A new report showing Wisconsin has the second-highest medical costs in the nation reinforces what health care advocates have been saying for years about the state’s health care cost crisis. The report from the Health Care Cost Institute, based on claims data from the nation’s largest insurers, found that the medical costs in Wisconsin are an astounding 81 percent above the national average.

Citizen Action of Wisconsin’s annual health insurance cost ranking report, published for ten consecutive years, has documented a more than tripling of Wisconsin health insurance costs since 2000. Citizen Action of Wisconsin also documented late last year a large gap in costs between Wisconsin and neighboring Minnesota, including a deeply troubling 46 percent increase in deductibles in Wisconsin for this year alone.

Skyrocketing health care costs threaten the right of every Wisconsin family to receive the care they need when they need it.  According to a recent survey, 83 percent of doctors have patients who have foregone or delayed treatment because of high out-of-pocket costs.

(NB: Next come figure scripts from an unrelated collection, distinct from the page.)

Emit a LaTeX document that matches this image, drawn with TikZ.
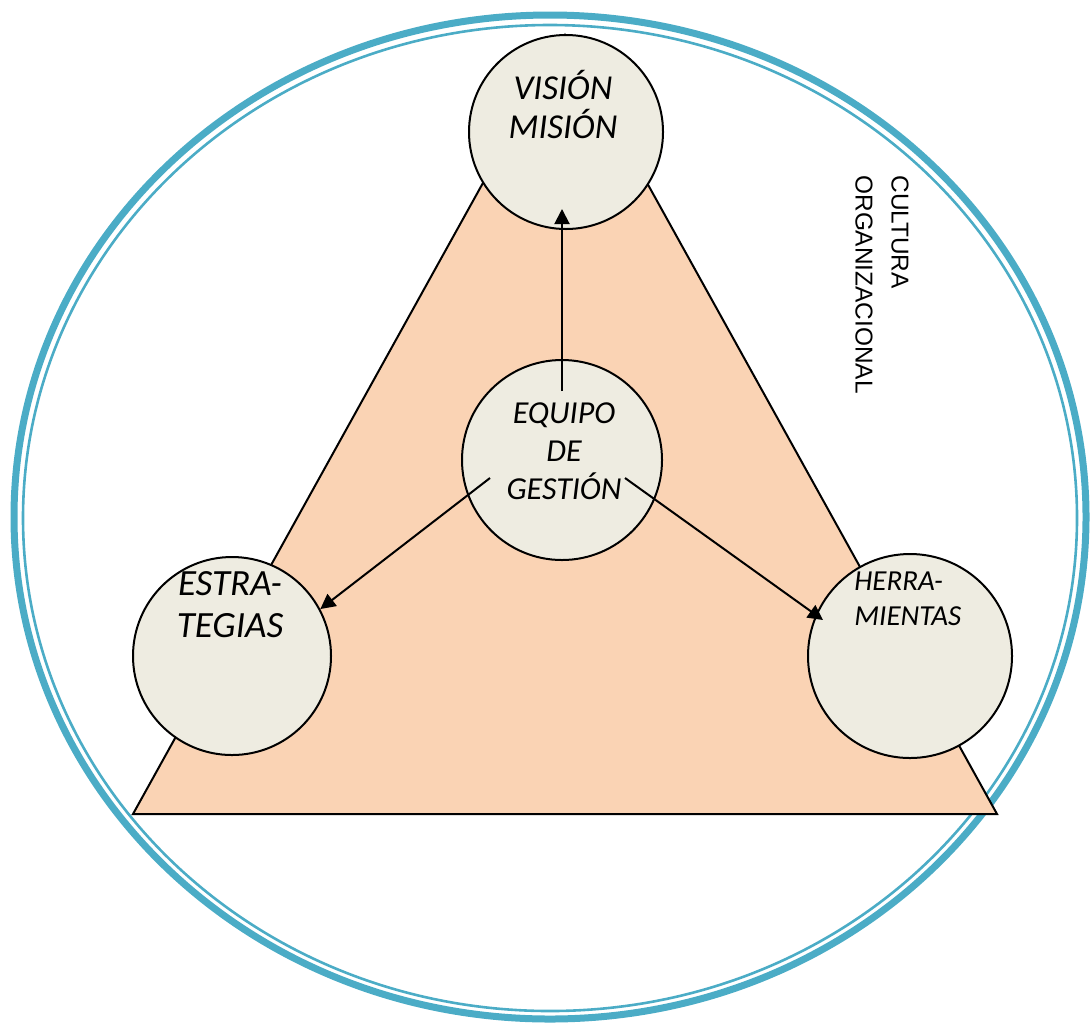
\documentclass[tikz,border=0pt]{standalone}
\usepackage{fontspec}
\newfontfamily\calfont{Carlito}
\newfontfamily\arialfont{Liberation Sans}
\usetikzlibrary{arrows.meta,calc,positioning}
\definecolor{cultblue}{HTML}{4BACC6}
\definecolor{peach}{HTML}{FAD3B4}
\definecolor{balltan}{HTML}{EEECE1}
\tikzset{ball/.style={circle,draw=black,fill=balltan,line width=1pt,inner sep=0pt},
lbl/.style={align=center,inner sep=0pt,font=\calfont\itshape}}

\begin{document}
\begin{tikzpicture}[x=0.5pt,y=-0.5pt]
\useasboundingbox (0,0) rectangle (1090,1024);
% outer ring
\draw[cultblue,line width=3.5pt] (550,517) ellipse [x radius=536,y radius=502];
\draw[cultblue,line width=1.3pt] (550,518) ellipse [x radius=527,y radius=493];
% triangle
\draw[fill=peach,line width=1pt,line join=miter] (133,814) -- (565,35) -- (997,814) -- cycle;
\node[ball,minimum size=97pt] (vm) at (566,132) {};
\node[ball,minimum size=100pt] (eq) at (562,460) {};
\node[ball,minimum size=99pt] (es) at (232,656) {};
\node[ball,minimum size=102pt] (he) at (910,656) {};
\node[lbl,anchor=base,font=\calfont\itshape\fontsize{17.5}{19.5}\selectfont] (vmt) at (563,138) {VISIÓN\\MISIÓN};
\node[lbl,anchor=base,font=\calfont\itshape\fontsize{16}{19}\selectfont] (eqt) at (564,499) {EQUIPO\\DE\\GESTIÓN};
\node[lbl,anchor=base,font=\calfont\itshape\fontsize{18.5}{21}\selectfont] (est) at (230,637) {ESTRA-\\TEGIAS};
\node[lbl,anchor=base west,align=left,font=\calfont\itshape\fontsize{14.5}{17.5}\selectfont] (het) at (854,625) {HERRA-\\MIENTAS};
\node[anchor=north west,rotate=-90,align=left,inner sep=0pt,font=\arialfont\fontsize{12.2}{18}\selectfont] (cu) at (909,175) {CULTURA\\ORGANIZACIONAL};
\path[->,>={Triangle[length=7.5pt,width=7.5pt]},line width=1pt]
([yshift=-16pt]eq.north) edge ([yshift=10.5pt]eq.north |- vm.south)
([shift={(-72,18)}]eq.center) edge (es.28)
([shift={(63,18)}]eq.center) edge ([shift={(-87,-36)}]he.center);
\end{tikzpicture}
\end{document}
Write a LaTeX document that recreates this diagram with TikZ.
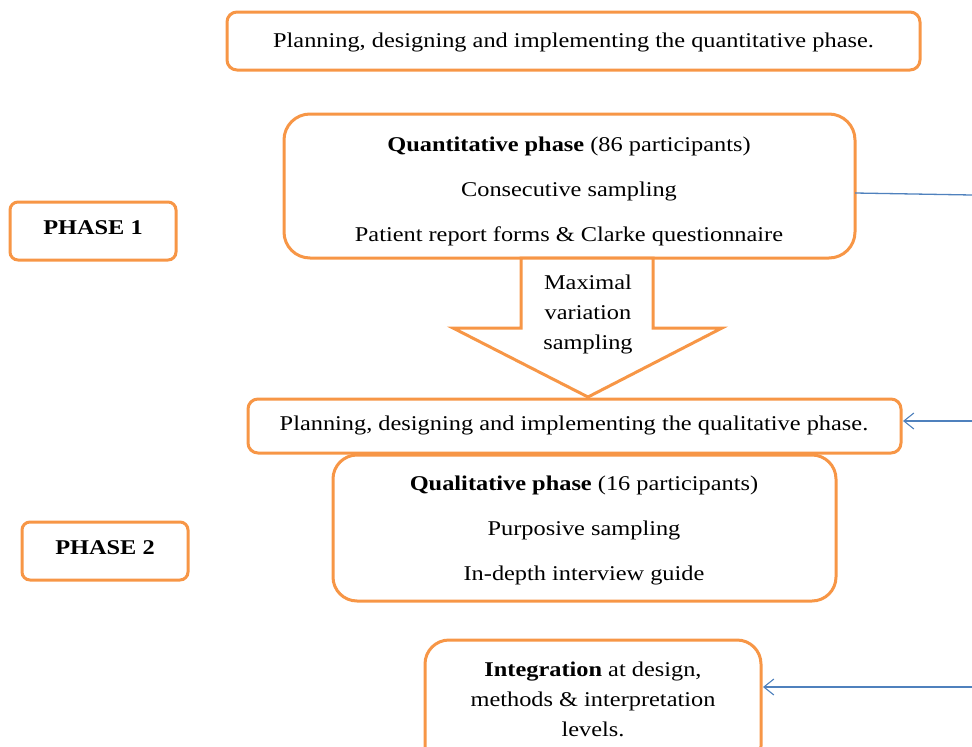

To be priced out of medical care is as much of a violation of freedom as the outright denial of coverage.

Much higher than average health care costs is also an unnecessary drag on Wisconsin’s economy, increasing the cost of doing business and living in the Badger state.

As shocking as Wisconsin’s health care costs are, even more stunning is the lack of constructive policy making on the issue in Madison. Neither Gov. Scott Walker nor the the Legislature’s Republican majority has made health care costs a major agenda item.

For example, Sen. Chris Larson and Rep. Debra Kolste introduced a rate review bill which would have required health insurance companies to gain pre-approval for large rate increases. The bill also got to the heart of the medical service price problem identified by the Health Care Cost Institute: It required insurers that use medical costs as a justification for rate increases to make public the prices they negotiate for medical services with hospitals and other providers.

But the bill didn’t even receive a legislative hearing, let alone a vote in either house of the Legislature.

Wisconsin’s much higher than average health care costs cannot be blamed on the Affordable Care Act. The refusal of Gov. Walker and the Legislature to take any meaningful action on the health care cost crisis is public policy malpractice of the highest order. The next stage of health reform must focus on cost and value. High health care costs are rooted in collusion between the health insurance industry and the large hospital systems to keep prices secret, confusing for patients, and largely unregulated.

Robert Kraig is executive director of Citizen Action of Wisconsin.